Defending Heisman Trophy winner Mark Ingram and Trent Richardson – a.k.a. “The Fast and the Furious” – seemed primed for a career day against the Gamecock defense, which was gashed two weeks ago for 334 rushing yards. In his first three games back from a knee injury, Ingram had rushed for 355 yards and six touchdowns. Richardson, meanwhile, had rushed for 419 yards and four scores.

So … how did the pair fare on Saturday?

Not well at all … Ingram picked up just 41 yards on 11 carries while Richardson was held to only 23 yards on 6 rushing attempts. Neither scored a touchdown, either. That’s a far cry from a year ago in Tuscaloosa when Ingram rushed for a career-high 246 yards – a game that helped stake his claim to Alabama’s first-ever Heisman Trophy award.

In addition to holding Ingram and Richardson in check, South Carolina’s defense registered seven sacks on senior quarterback Greg McElroy – who lost for the first time as a starting quarterback at either the high school or college level.

“People talked about how dominating their (Alabama’s) offensive line was,” said USC defensive lineman Melvin Ingram, who had two of USC’s seven sacks. “We just wanted to accept the challenge and go out and show how dominating we are.”

McElroy finished the game completing 27 of 34 passes for a career-high 315 yards, but he repeatedly struggled to find open men against a smothering Gamecock secondary.

Alabama (5-1, 2-1 SEC) just couldn’t stop the Gamecocks when it counted – and the Tide couldn’t capitalize even when it appeared that the Gamecocks were wearing down and on the verge of giving the game away.

For example, after a touchdown pass from McElroy to wide receiver Julio Jones trimmed the Gamecock lead to 21-9 late in the first half, USC opened the second stanza with a miscue that had many Carolina fans thinking “Chicken Curse” – a reference to the program’s all-too predictable bad luck. On the very first play of the second half, Garcia bobbled a hot snap from center T.J. Johnson and was forced to throw the ball through the end zone for a safety.

“Once I saw the ball bounce I wasn’t sure if there was somebody behind me and I didn’t want to fumble, so I just threw it out the back of the end zone,” Garcia said. “I think I hit the goal post. They said that was my first incompletion of the game, but oh well.”

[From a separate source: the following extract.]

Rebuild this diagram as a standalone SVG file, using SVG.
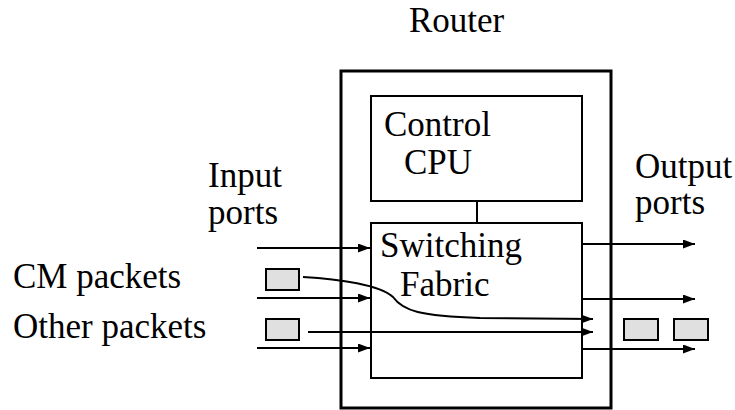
<svg xmlns="http://www.w3.org/2000/svg" width="735" height="410" viewBox="0 0 735 410">
<style>
.t{font-size:35px;fill:#000}
.box{fill:#fff;stroke:#000;stroke-width:2}
.pkt{fill:#e0e0e0;stroke:#000;stroke-width:2}
.ln{fill:none;stroke:#000;stroke-width:2}
</style>
<defs>
<marker id="ah" markerUnits="userSpaceOnUse" markerWidth="13" markerHeight="10" refX="12" refY="4.5" orient="auto">
<path d="M0,0 L12,4.5 L0,9 z" fill="#000"/>
</marker>
</defs>
<rect width="735" height="410" fill="#fff"/>
<g font-family="Liberation Serif, Times New Roman, DejaVu Serif, serif">
<g id="router">
<rect x="341" y="71" width="270" height="337" fill="none" stroke="#000" stroke-width="3"/>
<text class="t" x="409" y="32">Router</text>
</g>
<g id="cpu">
<rect class="box" x="371" y="96" width="211" height="105"/>
<text class="t" x="384" y="136">Control</text>
<text class="t" x="404" y="174">CPU</text>
</g>
<g id="fabric">
<rect class="box" x="371" y="223" width="211" height="155"/>
<text class="t" x="380" y="257">Switching</text>
<text class="t" x="400" y="296">Fabric</text>
</g>
<g id="labels">
<text class="t" x="208" y="187">Input</text>
<text class="t" x="208" y="224">ports</text>
<text class="t" x="635" y="178">Output</text>
<text class="t" x="635" y="214">ports</text>
<text class="t" x="13" y="288">CM packets</text>
<text class="t" x="13" y="338">Other packets</text>
</g>
</g>
<g id="packets">
<rect class="pkt" x="266" y="269" width="33" height="21"/>
<rect class="pkt" x="266" y="319" width="33" height="21"/>
<rect class="pkt" x="624" y="319" width="34" height="21"/>
<rect class="pkt" x="674" y="319" width="34" height="21"/>
</g>
<g id="connectors">
<line class="ln" x1="477" y1="201" x2="477" y2="223"/>
<line class="ln" x1="257" y1="248" x2="370" y2="248" marker-end="url(#ah)"/>
<line class="ln" x1="257" y1="298" x2="370" y2="298" marker-end="url(#ah)"/>
<line class="ln" x1="257" y1="348" x2="370" y2="348" marker-end="url(#ah)"/>
<line class="ln" x1="582" y1="244" x2="695" y2="244" marker-end="url(#ah)"/>
<line class="ln" x1="582" y1="299" x2="695" y2="299" marker-end="url(#ah)"/>
<line class="ln" x1="582" y1="349" x2="695" y2="349" marker-end="url(#ah)"/>
<path class="ln" d="M303,277 C340,279 380,285 393,297 C403,311 420,316 480,318 L593,319" marker-end="url(#ah)"/>
<line class="ln" x1="308" y1="332" x2="593" y2="332" marker-end="url(#ah)"/>
</g>
</svg>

Alabama scored a field goal eight plays later to make it a 21-14 game – with the momentum having clearly shifted to the defending champs.

But that’s when South Carolina embarked on perhaps the greatest drive in the history of the program – a bruising 15-play, 82-yard masterpiece that took eight minutes off of the clock and ended with a 1-yard Marcus Lattimore touchdown.

That clutch drive – which may have ended the “Chicken Curse” once and for all – put USC ahead 28-14.

The game still wasn’t over, though, as a missed assignment in USC’s defensive secondary on the very first play of the fourth quarter led to a 51-yard touchdown pass from McElroy to junior wide receiver Darius Hanks.

After getting the ball back off of a USC turnover, the defending national champions once again seemed destined to pull off the comeback – but a dropped pass on a fake field goal attempt proved to be their undoing.

The Gamecocks took possession on their own 26-yard line and proceeded to march 74 yards in 10 plays – another clutch drive capped by a Lattimore touchdown.

“It’s not like we just lost. They beat us,” Alabama head coach Nick Saban said. “They out-executed us. They played better than we played. They played with more intensity. They played physical.”

With the win, South Carolina is the first program in NCAA history to upset three No. 1’s in a single calendar year. Back in January, USC knocked off undefeated and No. 1 Kentucky in men’s basketball, while the baseball team defeated Arizona State this summer en route to its first-ever College World Series championship.

South  Carolina previously lost to No. 1 Maryland in 1955, No. 1 Florida State in 1991, No. 1 Florida (then coached by Steve Spurrier) in 1996 and again to top-ranked Florida a year ago. The highest-ranked team ever defeated by USC prior to Saturday’s game was the 1982 North Carolina Tar Heels, who were ranked third in the nation at the time.